On To the Senate

Nancy Pelosi wrote today in a letter to House Democrats that she will finally appoint impeachment managers and send the Democrats’ articles of impeachment to the Senate. Apparently this will happen next week. I never understood why Pelosi delayed sending the articles to the Senate in the first place, so I can’t explain why she has changed her mind now. It seems obvious that the delay of several weeks has implied a loss of both momentum and perception of seriousness, to the extent that anyone ever took the Democrats’ partisan impeachment seriously.

Mitch McConnell, meanwhile, is playing his cards close to his vest. Reportedly the Senate process will begin, like the Clinton impeachment of 1999, with both sides presenting their cases, followed by debate among senators. Only then would a decision be made as to whether and how to call witnesses. My hope is that things never get that far. There is nothing any witness can say about President Trump’s dealings with Ukraine that would raise plausible grounds for impeachment. We know everything we need to know by reading the transcripts of the president’s two conversations with President Zelensky.

In my view, to the extent that President Trump leaned on Ukraine to investigate the corrupt relationship between Burisma and the Bidens–and he leaned very lightly, if at all–that was good, not bad. Corruption in the Obama-Biden administration should be investigated. Burisma’s multi-million dollar bribe to Joe Biden, through his son Hunter–no one ever paid a nickel, let alone millions, for influence with Hunter–is a classic example of the Swamp against which Trump ran for president. Joe Biden shouldn’t be allowed to get away with corruption at this level, even though the prospect of a criminal prosecution is probably remote.

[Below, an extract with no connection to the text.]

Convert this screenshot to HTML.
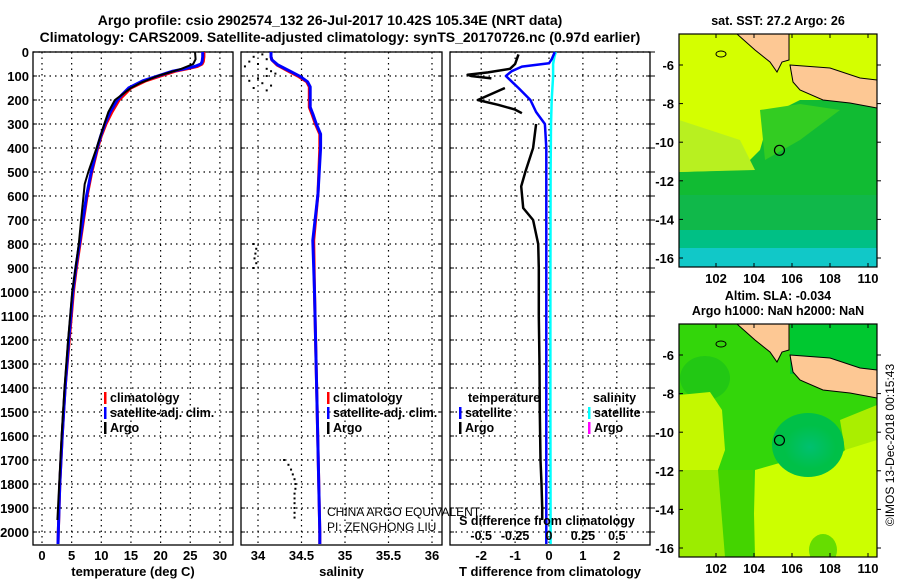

So I would like to see the impeachment proceeding denounced as the partisan charade that it is, and dismissed as soon as possible. Some Republicans like the idea of a prolonged Senate “trial” that would tie up Elizabeth Warren and Bernie Sanders and prevent them from campaigning in Iowa and New Hampshire. Warren has complained rather bitterly about this, and some speculate that Pelosi is doing the DNC’s bidding by stretching out the process to the disadvantage of her party’s most far-left candidates.

I know nothing about that. Personally, though, I would like to see Warren and Sanders on the campaign trail. Recently there has been a lot of speculation that Sanders could well be the Democrats’ nominee in 2020 unless something happens to derail him. As happened in 2016, with the DNC’s thumb on the scale. I would be fine with the Democrats nominating either Sanders or Warren. Alternatively, experience in this election cycle has been that the more voters see the Democratic candidates, the less they like them. This comes from Tom Bevan, via InstaPundit:

If Liz and Bernie want to hit the campaign trail and drive their poll numbers lower, it is fine by me.

What is sad, however, is not whatever political damage the Democrats may suffer, but rather the profound harm they are inflicting on our country by abusing the House’s constitutional power of impeachment for narrow partisan purposes. For that, Nancy Pelosi and her colleagues should never be forgiven.